# Fine tune pre-trained BERT

In this notebooks:

1. Load train dataet
2. Load pre-trained BERT model
3. Define model architecture
4. Compile model
5. Train model
6. Save model

## 1. Load train dataset

In [14]:
import tensorflow as tf

# In case of using Tensorflow 2, replace tf.data.experimental.load
train_ds = tf.data.Dataset.load('train')
validation_ds = tf.data.Dataset.load('test')

In [15]:
train_ds.take(1)

<TakeDataset element_spec=({'attention_mask': TensorSpec(shape=(16, 512), dtype=tf.int64, name=None), 'input_ids': TensorSpec(shape=(16, 512), dtype=tf.int64, name=None)}, TensorSpec(shape=(16, 5), dtype=tf.float64, name=None))>

## 2. Load pre-trained BERT model

In [69]:
from transformers import TFAutoModel

In [73]:
pretrained_bert = TFAutoModel.from_pretrained('distilbert-base-cased')

Some layers from the model checkpoint at distilbert-base-cased were not used when initializing TFDistilBertModel: ['vocab_layer_norm', 'vocab_projector', 'activation_13', 'vocab_transform']
- This IS expected if you are initializing TFDistilBertModel from the checkpoint of a model trained on another task or with another architecture (e.g. initializing a BertForSequenceClassification model from a BertForPreTraining model).
- This IS NOT expected if you are initializing TFDistilBertModel from the checkpoint of a model that you expect to be exactly identical (initializing a BertForSequenceClassification model from a BertForSequenceClassification model).
All the layers of TFDistilBertModel were initialized from the model checkpoint at distilbert-base-cased.
If your task is similar to the task the model of the checkpoint was trained on, you can already use TFDistilBertModel for predictions without further training.

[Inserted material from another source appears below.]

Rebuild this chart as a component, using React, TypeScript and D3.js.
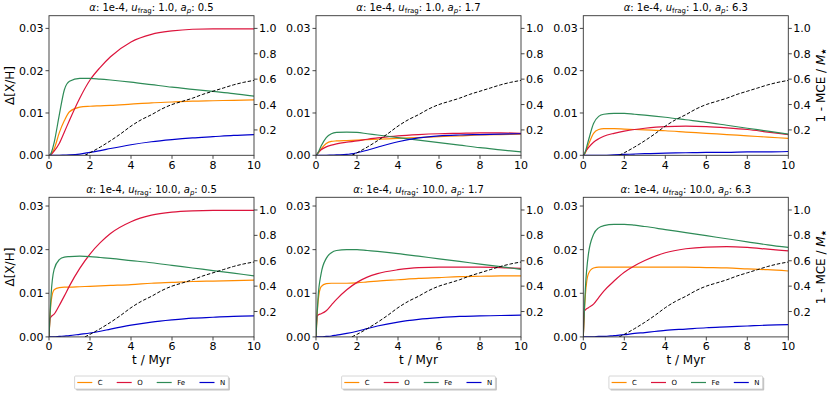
import React from "react";
import * as d3 from "d3";

// ---------- data ----------
const T = [0, 0.05, 0.1, 0.25, 0.5, 0.75, 1, 1.5, 2, 2.5, 3, 4, 5, 6, 7, 8, 9, 10];

const C1 = [0, 0.0001, 0.0003, 0.0015, 0.0053, 0.0082, 0.0103, 0.0114, 0.0116, 0.0117, 0.0118, 0.0121, 0.0124, 0.0126, 0.0128, 0.0129, 0.013, 0.0131];
const O1 = [0, 0.0, 0.0002, 0.001, 0.0028, 0.0055, 0.0083, 0.0135, 0.0178, 0.0208, 0.0233, 0.0268, 0.0286, 0.0294, 0.0298, 0.0299, 0.0299, 0.0299];
const FE1 = [0, 0.0001, 0.0005, 0.003, 0.0095, 0.0155, 0.0175, 0.0182, 0.0182, 0.018, 0.0178, 0.0173, 0.0167, 0.0161, 0.0156, 0.0151, 0.0146, 0.014];
const N1 = [0, 0, 0, 0, 0, 0.00005, 0.0001, 0.0003, 0.0007, 0.0011, 0.0016, 0.0025, 0.0032, 0.0037, 0.0041, 0.0044, 0.0047, 0.0049];

const C2 = [0, 0.0002, 0.0005, 0.0015, 0.0028, 0.0033, 0.0034, 0.0035, 0.0036, 0.0037, 0.0038, 0.004, 0.0042, 0.0044, 0.0046, 0.0048, 0.0049, 0.005];
const O2 = [0, 0.0003, 0.0006, 0.0013, 0.002, 0.0024, 0.0027, 0.0031, 0.0034, 0.0038, 0.0041, 0.0046, 0.0049, 0.0051, 0.0052, 0.0053, 0.0053, 0.0052];
const FE2 = [0, 0.0002, 0.0006, 0.0022, 0.0042, 0.0051, 0.0054, 0.0055, 0.0054, 0.0051, 0.0048, 0.0042, 0.0036, 0.003, 0.0024, 0.0018, 0.0013, 0.0008];
const N2 = [0, 0, 0, 0, 0, 0.00005, 0.0001, 0.0002, 0.0006, 0.0012, 0.0019, 0.0032, 0.0041, 0.0046, 0.0048, 0.0049, 0.005, 0.0051];

const C3 = [0, 0.0002, 0.0006, 0.0025, 0.0052, 0.0061, 0.0063, 0.0063, 0.0062, 0.0061, 0.006, 0.0058, 0.0055, 0.0052, 0.0049, 0.0046, 0.0043, 0.004];
const O3 = [0, 0.0003, 0.0008, 0.0018, 0.0031, 0.0039, 0.0045, 0.0052, 0.0057, 0.0061, 0.0064, 0.0068, 0.0069, 0.0068, 0.0065, 0.0061, 0.0055, 0.0049];
const FE3 = [0, 0.0003, 0.0009, 0.0035, 0.0075, 0.0092, 0.0097, 0.0099, 0.0099, 0.0097, 0.0095, 0.009, 0.0084, 0.0078, 0.0071, 0.0064, 0.0057, 0.005];
const N3 = [0, 0, 0, 0, 0, 0, 0, 0.0001, 0.0002, 0.0003, 0.0004, 0.0005, 0.0006, 0.0007, 0.0007, 0.0008, 0.0008, 0.0009];

const C4 = [0, 0.0045, 0.008, 0.0108, 0.0113, 0.0114, 0.0114, 0.0115, 0.0116, 0.0117, 0.0118, 0.012, 0.0123, 0.0125, 0.0127, 0.0128, 0.0129, 0.013];
const O4 = [0, 0.0042, 0.0046, 0.0052, 0.0072, 0.0094, 0.0117, 0.0157, 0.019, 0.0216, 0.0237, 0.0264, 0.0279, 0.0286, 0.0289, 0.029, 0.029, 0.029];
const FE4 = [0, 0.005, 0.0095, 0.0155, 0.0177, 0.0183, 0.0184, 0.0185, 0.0184, 0.0182, 0.018, 0.0175, 0.017, 0.0164, 0.0158, 0.0152, 0.0146, 0.014];
const N4 = [0, 0, 0, 0, 0.0001, 0.0002, 0.0003, 0.0006, 0.0009, 0.0013, 0.0018, 0.0027, 0.0034, 0.0039, 0.0043, 0.0045, 0.0047, 0.0048];

const C5 = [0, 0.0045, 0.008, 0.0115, 0.0122, 0.0123, 0.0123, 0.0123, 0.0124, 0.0126, 0.0128, 0.0131, 0.0134, 0.0136, 0.0138, 0.0139, 0.014, 0.014];
const O5 = [0, 0.0047, 0.005, 0.0053, 0.006, 0.0073, 0.0086, 0.0108, 0.0125, 0.0137, 0.0145, 0.0154, 0.0159, 0.016, 0.016, 0.016, 0.0159, 0.0157];
const FE5 = [0, 0.005, 0.009, 0.0145, 0.018, 0.0193, 0.0198, 0.02, 0.02, 0.0198, 0.0196, 0.0191, 0.0185, 0.0179, 0.0173, 0.0167, 0.0161, 0.0155];
const N5 = [0, 0, 0, 0, 0.0001, 0.0002, 0.0004, 0.0008, 0.0013, 0.0019, 0.0025, 0.0034, 0.004, 0.0044, 0.0047, 0.0048, 0.0049, 0.005];

const C6 = [0, 0.0055, 0.0095, 0.0145, 0.0158, 0.016, 0.016, 0.016, 0.016, 0.016, 0.016, 0.016, 0.016, 0.0159, 0.0158, 0.0156, 0.0154, 0.0151];
const O6 = [0, 0.0058, 0.0062, 0.0067, 0.0075, 0.009, 0.0105, 0.0128, 0.0148, 0.0163, 0.0175, 0.0193, 0.0202, 0.0206, 0.0207, 0.0205, 0.0201, 0.0197];
const FE6 = [0, 0.006, 0.011, 0.019, 0.0235, 0.025, 0.0255, 0.0258, 0.0258, 0.0256, 0.0253, 0.0246, 0.0239, 0.0232, 0.0225, 0.0218, 0.0211, 0.0205];
const N6 = [0, 0, 0, 0, 0, 0.0001, 0.0001, 0.0003, 0.0005, 0.0008, 0.001, 0.0015, 0.0018, 0.0021, 0.0023, 0.0025, 0.0027, 0.0028];

// 1 - MCE / M*  (right axis, same in all panels)
const MCE_T = [1.75, 2, 2.5, 3, 3.5, 4, 4.5, 5, 5.5, 6, 6.5, 7, 7.5, 8, 8.5, 9, 9.5, 10];
const MCE_V = [0, 0.02, 0.065, 0.115, 0.17, 0.23, 0.28, 0.32, 0.365, 0.4, 0.425, 0.45, 0.48, 0.505, 0.53, 0.555, 0.575, 0.59];

const SPECIES = ["C", "O", "Fe", "N"];
const COLORS = ["#ff8c00", "#dc143c", "#2e8b57", "#0000cd"];
const UFRAG = ["1.0", "10.0"];
const APL = ["0.5", "1.7", "6.3"];
const PANELS = [
  [C1, O1, FE1, N1],
  [C2, O2, FE2, N2],
  [C3, O3, FE3, N3],
  [C4, O4, FE4, N4],
  [C5, O5, FE5, N5],
  [C6, O6, FE6, N6],
];
const YMAX_ROW = [0.033, 0.032];
const X_TICKS = [0, 2, 4, 6, 8, 10];
const YL_TICKS = [0, 0.01, 0.02, 0.03];
const YR_TICKS = [0.2, 0.4, 0.6, 0.8, 1.0];

// ---------- layout ----------
const W = 830;
const H = 393;
const COL_X = [49, 316, 583.3];
const ROW_Y = [15.7, 197.3];
const PW = 205;
const PH = 139.6;
const FONT = "DejaVu Sans, sans-serif";
const AXC = "#333";
const TXT = "#000";

function Panel({ idx }: { idx: number }) {
  const row = Math.floor(idx / 3);
  const col = idx % 3;
  const x0 = COL_X[col];
  const y0 = ROW_Y[row];
  const x = d3.scaleLinear().domain([0, 10]).range([x0, x0 + PW]);
  const yl = d3.scaleLinear().domain([0, YMAX_ROW[row]]).range([y0 + PH, y0]);
  const yr = d3.scaleLinear().domain([0, 1.1]).range([y0 + PH, y0]);
  const series = PANELS[idx];
  const line = d3
    .line<number>()
    .x((_, i) => x(T[i]))
    .y((v) => yl(v))
    .curve(d3.curveMonotoneX);
  const dline = d3
    .line<number>()
    .x((_, i) => x(MCE_T[i]))
    .y((v) => yr(v))
    .curve(d3.curveMonotoneX);
  const bottom = y0 + PH;
  const right = x0 + PW;
  const cx = x0 + PW / 2;
  const clipId = `clip${idx}`;
  return (
    <g>
      <defs>
        <clipPath id={clipId}>
          <rect x={x0} y={y0} width={PW} height={PH} />
        </clipPath>
      </defs>
      <g clipPath={`url(#${clipId})`}>
        {series.map((s, i) => (
          <path key={i} d={line(s) || ""} fill="none" stroke={COLORS[i]} strokeWidth={1.2} />
        ))}
        <path d={dline(MCE_V) || ""} fill="none" stroke="#000" strokeWidth={1} strokeDasharray="3.5,1.8" />
      </g>
      <rect x={x0} y={y0} width={PW} height={PH} fill="none" stroke={AXC} strokeWidth={0.9} />
      {X_TICKS.map((t) => (
        <g key={"x" + t}>
          <line x1={x(t)} x2={x(t)} y1={bottom} y2={bottom + 3.5} stroke={AXC} strokeWidth={0.9} />
          <text x={x(t)} y={bottom + 13.5} fontSize={11} textAnchor="middle" fill={TXT}>
            {t}
          </text>
        </g>
      ))}
      {YL_TICKS.map((v) => (
        <g key={"yl" + v}>
          <line x1={x0 - 3.5} x2={x0} y1={yl(v)} y2={yl(v)} stroke={AXC} strokeWidth={0.9} />
          <text x={x0 - 5.5} y={yl(v) + 4} fontSize={11} textAnchor="end" fill={TXT}>
            {v.toFixed(2)}
          </text>
        </g>
      ))}
      {YR_TICKS.map((v) => (
        <g key={"yr" + v}>
          <line x1={right} x2={right + 3.5} y1={yr(v)} y2={yr(v)} stroke={AXC} strokeWidth={0.9} />
          <text x={right + 5} y={yr(v) + 4} fontSize={11} textAnchor="start" fill={TXT}>
            {v.toFixed(1)}
          </text>
        </g>
      ))}
      <text x={cx} y={y0 - 4.5} fontSize={10} textAnchor="middle" fill={TXT}>
        <tspan fontStyle="italic">α</tspan>
        <tspan>: 1e-4, </tspan>
        <tspan fontStyle="italic">u</tspan>
        <tspan fontSize={7} dy={2}>frag</tspan>
        <tspan dy={-2}>{`: ${UFRAG[row]}, `}</tspan>
        <tspan fontStyle="italic">a</tspan>
        <tspan fontSize={7} fontStyle="italic" dy={2}>p</tspan>
        <tspan dy={-2}>{`: ${APL[col]}`}</tspan>
      </text>
      {col === 0 && (
        <text
          transform={`translate(${10},${y0 + PH / 2}) rotate(-90)`}
          fontSize={12}
          textAnchor="middle"
          dominantBaseline="central"
          fill={TXT}
        >
          Δ[X/H]
        </text>
      )}
      {col === 2 && (
        <text
          transform={`translate(${821},${y0 + PH / 2}) rotate(-90)`}
          fontSize={12}
          textAnchor="middle"
          dominantBaseline="central"
          fill={TXT}
        >
          <tspan>1 - MCE / </tspan>
          <tspan fontStyle="italic">M</tspan>
          <tspan fontSize={7} dy={2.5}>★</tspan>
        </text>
      )}
      {row === 1 && (
        <>
          <text x={cx} y={bottom + 27} fontSize={12} textAnchor="middle" fill={TXT}>
            t / Myr
          </text>
          <Legend cx={cx} cy={382.5} />
        </>
      )}
    </g>
  );
}

const LEG_TW = [4.9, 5.5, 8.3, 5.2];

function Legend({ cx, cy }: { cx: number; cy: number }) {
  const seg = 15;
  const gap = 5.5;
  const colGap = 14;
  const padL = 2.7;
  const padR = 3.2;
  let total = padL + padR;
  LEG_TW.forEach((w, i) => {
    total += seg + gap + w + (i < 3 ? colGap : 0);
  });
  const left = cx - total / 2;
  const h = 13;
  let xx = left + padL;
  const items = SPECIES.map((s, i) => {
    const it = { x: xx, s, c: COLORS[i] };
    xx += seg + gap + LEG_TW[i] + colGap;
    return it;
  });
  return (
    <g>
      <rect x={left + 1.5} y={cy - h / 2 + 1.5} width={total} height={h} fill="#888" opacity={0.5} rx={1} />
      <rect x={left} y={cy - h / 2} width={total} height={h} fill="#fff" stroke="#ccc" strokeWidth={0.8} rx={1} />
      {items.map((it) => (
        <g key={it.s}>
          <line x1={it.x} x2={it.x + seg} y1={cy} y2={cy} stroke={it.c} strokeWidth={1.2} />
          <text x={it.x + seg + gap} y={cy + 2.5} fontSize={7} fill={TXT}>
            {it.s}
          </text>
        </g>
      ))}
    </g>
  );
}

export default function App() {
  return (
    <svg
      width={W}
      height={H}
      style={{ position: "absolute", left: 0, top: 0, background: "#fff" }}
      fontFamily={FONT}
    >
      <rect x={0} y={0} width={W} height={H} fill="#fff" />
      {PANELS.map((_, i) => (
        <Panel key={i} idx={i} />
      ))}
    </svg>
  );
}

## 3. Define model architecture

In [74]:
import tensorflow as tf

In [88]:
# Input Layer (2 inputs)
# Names have to match the name defined during the Dataset creation
input_ids = tf.keras.layers.Input(shape=(512,), name='input_ids', dtype='int32')
mask = tf.keras.layers.Input(shape=(512,), name='attention_mask', dtype='int32')

# Transformer layer
embeddings = pretrained_bert.distilbert(input_ids, attention_mask=mask)[0][:,0,:]

# Classification head
X = tf.keras.layers.Dense(1024, activation='relu')(embeddings)
y = tf.keras.layers.Dense(5, activation='softmax', name='outputs')(X)

# Create the model
model = tf.keras.Model(inputs=[input_ids, mask], outputs=y)

In [89]:
# Don't retrain BERT layer
model.layers[2].trainable = False

In [90]:
model.summary()

Model: "model_6"
__________________________________________________________________________________________________
 Layer (type)                   Output Shape         Param #     Connected to                     
 input_ids (InputLayer)         [(None, 512)]        0           []                               
                                                                                                  
 attention_mask (InputLayer)    [(None, 512)]        0           []                               
                                                                                                  
 distilbert (TFDistilBertMainLa  TFBaseModelOutput(l  65190912   ['input_ids[0][0]',              
 yer)                           ast_hidden_state=(N               'attention_mask[0][0]']         
                                one, 512, 768),                                                   
                                 hidden_states=None                                         

## 4. Compile the model

In [91]:
# Parameters recommended on BERT documentation
optimizer = tf.keras.optimizers.Adam(learning_rate=5e-5, decay=1e-6)

# Loss function
loss = tf.keras.losses.CategoricalCrossentropy()

# Metrics
metrics = [tf.keras.metrics.CategoricalAccuracy('accuracy')]

In [92]:
model.compile(optimizer=optimizer, loss=loss, metrics=metrics)

## 5. Train the model

In [None]:
training_results = model.fit(
    train_ds,
    validation_data=validation_ds,
    epochs=3
)

In [None]:
model.save('sentimental_bert')